Thanks again and keep up the good work with your blog

Matías Montali from Argentina

Scalectric said...

Dear Jean-Ronald, I'm reading this post while having dinner after my first summer tour date this afternoon in the Atlantic Coast here in Argentina. I found your words very exciting and moving since I always wonder about the "It" factor, trying to thin and philosophize about music and art in a deeper way

I believe today people felt that intense energy you talk about in your last paragraph while we were playing as there were a lot of individuals sitting on the sand listening carefully and what made it more emotional for me was to see little kids of about 7 or 8 years watching our show so concentrated with opened ears to our music.

I believe that being a good musician and a good artist involves more than just technique and giving good performances , it takes a good opened mind that concentrates on what we can do right now to achieve our goals and that is a lesson most teachers won't give you while you learn scales or vocalize.

Thanks again and keep up the good work with your blog!!!

Matías Montali from Argentina

Katy Marriott said...

My dear friend, thank you for this post. It came at exactly the right moment for me and consolidated several strands of my recent thinking. I am inspired by you (as always!) and heartened in the face of not a few challenges.

Not to mention, am impressed by the shift to Platonic/Socratic dialogue ;-)

Know that you have infused one dramatic mezzo with the positivity which was sadly lacking in recent weeks...

Thank you.

Jean-Ronald LaFond said...

Amigo Matías,

Thank you for your continuous participation in the blog conversation.
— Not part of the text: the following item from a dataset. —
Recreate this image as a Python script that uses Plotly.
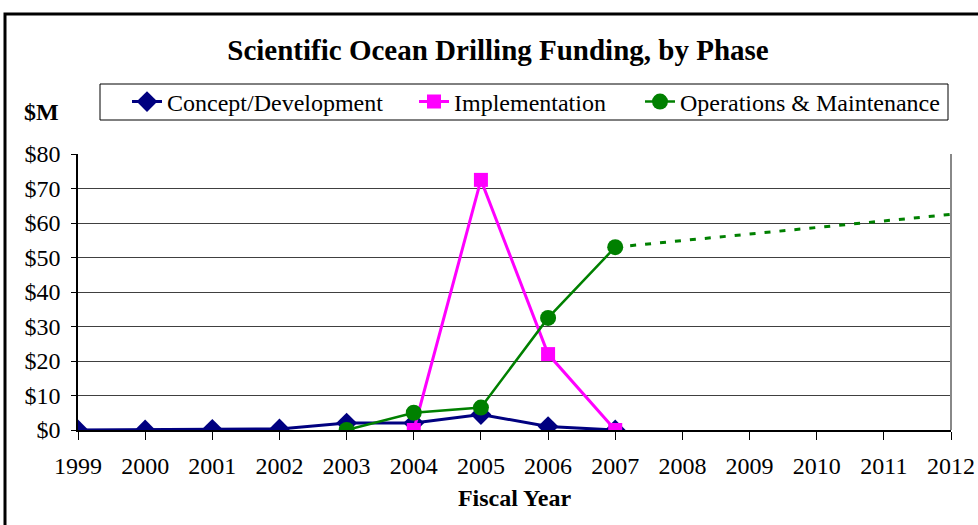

I send you warm greetings (or rather happy to receive warmth from the Argentinian summer to cold NY) from cold NY.

Katy,

You have that It Factor. Keep positive. Committed artists like you can only go forward and inspire!
P.S. (For Plato Socrates)...I find that mode of writing so much more personal. Could not write always in that format, but I enjoy it. Glad you noticed!

Jessica said...

This is an incredible post! Thank you!!!!!!!!!!